Work required ▸ The listing below begins with the first line you should copy; stop after the line containing "for (let k = 2;", and drop every picture.

Collected material ▸
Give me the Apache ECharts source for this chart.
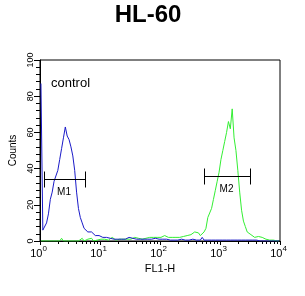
<!DOCTYPE html>
<html><head><meta charset="utf-8">
<script src="https://cdn.jsdelivr.net/npm/echarts@6/dist/echarts.min.js"></script>
<style>html,body{margin:0;padding:0;background:#fff}#c{width:305px;height:296px}</style>
</head><body><div id="c"></div>
<script>
// ---- data ----
const binsPerDecade = 32;            // histogram channels per decade of FL1-H
const decadeExponents = [0, 1, 2, 3, 4];
const yTickValues = [0, 20, 40, 60, 80, 100];
const controlCounts = [
  87,6,7,10,15,23,27,33,34,39,45,51,57,63,58,56,52,47,39,27,18,13,10,7,6,5,4,5,4,3,3,3,2,
  2,1.5,2,1,1.5,2,1,1.5,1,2,1,1.5,1,1,2,1,1.5,1,1,1.5,1,1,1,1.5,1,1,1,1,1.5,1,1,1,
  1,2,1,1,0.5,1,0.5,1,0.5,0.5,1,0.5,0.5,1,0.5,0.5,1,0.5,0.5,1,0.5,
  2,
  0.5,0.5,0.5,0.5,0.5,0.5,0.5,0.5,0.5,0.5,0.5,0.5,0.5,0.5,0.5,0.5,0.5,0.5,0.5,0.5,0.5,0.5,0.5,0.5,0.5,0.5,0.5,0.5,0.5,
  0,0,0,0,0,0,0,0,0,0,0,0
];
const sampleCounts = [
  0,0,0,0,0,0,0,0,0,0,0,1.5,0,0,0,0,0,0,0,0,0,0,1.5,0,0,1,0,1.5,0,
  1,0.5,1.5,1,0.5,1,1.5,0.5,1,2,1,0.5,1.5,1,2,1,1.5,1,2,1,1.5,2,1,1.5,2,1,2,1.5,1,2,1.5,2,1,2,1.5,2,1.5,3,
  4,2,1.5,2,1.5,2,2.5,2,2,2.5,2,3,
  3,3.5,4,5,5,4.5,3,3,5,7,13,12,18,23,28,33,38,45,50,55,60,66,62,73,57,50,39,27,17,11,8,5,4,3.5,3,2,2,2.5,1.5,2,1.5,1,0.5,0.5,0,0.5,0,0,0
];
const gateNames = ['M1', 'M2'];
const gateLow = [1.17, 550];     // FL1-H
const gateHigh = [5.6, 3160];    // FL1-H
const gateLevel = [34.5, 36];    // Counts

// ---- build ----
const toSeries = arr => arr.map((v, i) => [(i + 0.5) / binsPerDecade, v]);
const minorTicks = [];
for (let n = 0; n < decadeExponents.length - 1; n++)
  for (let k = 2; k <= 9; k++) minorTicks.push(decadeExponents[n] + Math.log10(k));

const FONT = 'Liberation Sans, Arial, sans-serif';
const chart = echarts.init(document.getElementById('c'), null, {renderer: 'canvas'});
chart.setOption({
  animation: false,
  backgroundColor: '#fff',
  grid: {left: 40, right: 25, top: 60, bottom: 55, show: true, borderColor: '#000', borderWidth: 1, backgroundColor: 'transparent'},
  graphic: [
    {type: 'text', x: 148, y: 15, style: {text: 'HL-60', font: 'bold 24px ' + FONT, fill: '#000', align: 'center', verticalAlign: 'middle'}},
    {type: 'text', x: 51, y: 83.5, style: {text: 'control', font: '13px ' + FONT, fill: '#000', align: 'left', verticalAlign: 'middle'}}
  ],
  xAxis: [{
    type: 'value', min: 0, max: 4, interval: 1, position: 'bottom',
    axisLine: {show: true, lineStyle: {color: '#000', width: 1}},
    axisTick: {show: true, length: 4, lineStyle: {color: '#000'}},
    splitLine: {show: false},
    axisLabel: {
      margin: 4, color: '#000', fontFamily: FONT, padding: [0, 3, 0, 0],
      formatter: v => '{b|10}{s|' + Math.round(v) + '}',
      rich: {b: {fontSize: 11, fontFamily: FONT, color: '#000', lineHeight: 14, verticalAlign: 'bottom'},
             s: {fontSize: 8, fontFamily: FONT, color: '#000', lineHeight: 14, verticalAlign: 'top', padding: [0,0,6,0]}}
    },
    name: 'FL1-H', nameLocation: 'middle', nameGap: 19,
    nameTextStyle: {fontSize: 11, fontFamily: FONT, color: '#000', verticalAlign: 'top'}
  }, {
    type: 'value', min: 0, max: 4, position: 'bottom',
    axisLine: {show: false},
    axisTick: {show: true, length: 3, customValues: minorTicks, lineStyle: {color: '#000'}},
    axisLabel: {show: false},
    splitLine: {show: false}
  }],
  yAxis: {
    type: 'value', min: 0, max: 100, interval: 20,
    axisLine: {show: true, lineStyle: {color: '#000', width: 1}},
    axisTick: {show: true, length: 6, lineStyle: {color: '#000'}},
    minorTick: {show: true, splitNumber: 5, length: 4, lineStyle: {color: '#000'}},
    splitLine: {show: false},
    axisLabel: {rotate: 90, margin: 5, fontSize: 9, fontFamily: FONT, color: '#000'},
    name: 'Counts', nameLocation: 'middle', nameGap: 18,
    nameTextStyle: {fontSize: 10, fontFamily: FONT, color: '#000'}
  },
  series: [
    {type: 'line', data: toSeries(sampleCounts), symbol: 'none', lineStyle: {color: '#33ee33', width: 1}, z: 2},
    {type: 'line', data: toSeries(controlCounts), symbol: 'none', lineStyle: {color: '#1a1ac8', width: 1}, z: 3},
    {
      type: 'custom', z: 4,
      data: gateNames.map((n, i) => [Math.log10(gateLow[i]), Math.log10(gateHigh[i]), gateLevel[i]]),
      renderItem: (params, api) => {
        const a = api.coord([api.value(0), api.value(2)]);
        const b = api.coord([api.value(1), api.value(2)]);
        const y = Math.round(a[1]) + 0.5, xa = Math.round(a[0]) + 0.5, xb = Math.round(b[0]) + 0.5;
        const st = {stroke: '#000', lineWidth: 1};
        return {type: 'group', children: [
          {type: 'line', shape: {x1: xa, y1: y, x2: xb, y2: y}, style: st},
          {type: 'line', shape: {x1: xa, y1: y - 8, x2: xa, y2: y + 8}, style: st},
          {type: 'line', shape: {x1: xb, y1: y - 8, x2: xb, y2: y + 8}, style: st},
          {type: 'text', x: (xa + xb) / 2 - 1, y: y + 13, style: {text: gateNames[params.dataIndex], font: '10px ' + FONT, fill: '#000', align: 'center', verticalAlign: 'middle'}}
        ]};
      }
    }
  ]
});
</script></body></html>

Expected output ▸
Give me the Apache ECharts source for this chart.
<!DOCTYPE html>
<html><head><meta charset="utf-8">
<script src="https://cdn.jsdelivr.net/npm/echarts@6/dist/echarts.min.js"></script>
<style>html,body{margin:0;padding:0;background:#fff}#c{width:305px;height:296px}</style>
</head><body><div id="c"></div>
<script>
// ---- data ----
const binsPerDecade = 32;            // histogram channels per decade of FL1-H
const decadeExponents = [0, 1, 2, 3, 4];
const yTickValues = [0, 20, 40, 60, 80, 100];
const controlCounts = [
  87,6,7,10,15,23,27,33,34,39,45,51,57,63,58,56,52,47,39,27,18,13,10,7,6,5,4,5,4,3,3,3,2,
  2,1.5,2,1,1.5,2,1,1.5,1,2,1,1.5,1,1,2,1,1.5,1,1,1.5,1,1,1,1.5,1,1,1,1,1.5,1,1,1,
  1,2,1,1,0.5,1,0.5,1,0.5,0.5,1,0.5,0.5,1,0.5,0.5,1,0.5,0.5,1,0.5,
  2,
  0.5,0.5,0.5,0.5,0.5,0.5,0.5,0.5,0.5,0.5,0.5,0.5,0.5,0.5,0.5,0.5,0.5,0.5,0.5,0.5,0.5,0.5,0.5,0.5,0.5,0.5,0.5,0.5,0.5,
  0,0,0,0,0,0,0,0,0,0,0,0
];
const sampleCounts = [
  0,0,0,0,0,0,0,0,0,0,0,1.5,0,0,0,0,0,0,0,0,0,0,1.5,0,0,1,0,1.5,0,
  1,0.5,1.5,1,0.5,1,1.5,0.5,1,2,1,0.5,1.5,1,2,1,1.5,1,2,1,1.5,2,1,1.5,2,1,2,1.5,1,2,1.5,2,1,2,1.5,2,1.5,3,
  4,2,1.5,2,1.5,2,2.5,2,2,2.5,2,3,
  3,3.5,4,5,5,4.5,3,3,5,7,13,12,18,23,28,33,38,45,50,55,60,66,62,73,57,50,39,27,17,11,8,5,4,3.5,3,2,2,2.5,1.5,2,1.5,1,0.5,0.5,0,0.5,0,0,0
];
const gateNames = ['M1', 'M2'];
const gateLow = [1.17, 550];     // FL1-H
const gateHigh = [5.6, 3160];    // FL1-H
const gateLevel = [34.5, 36];    // Counts

// ---- build ----
const toSeries = arr => arr.map((v, i) => [(i + 0.5) / binsPerDecade, v]);
const minorTicks = [];
for (let n = 0; n < decadeExponents.length - 1; n++)
  for (let k = 2; k <= 9; k++) minorTicks.push(decadeExponents[n] + Math.log10(k));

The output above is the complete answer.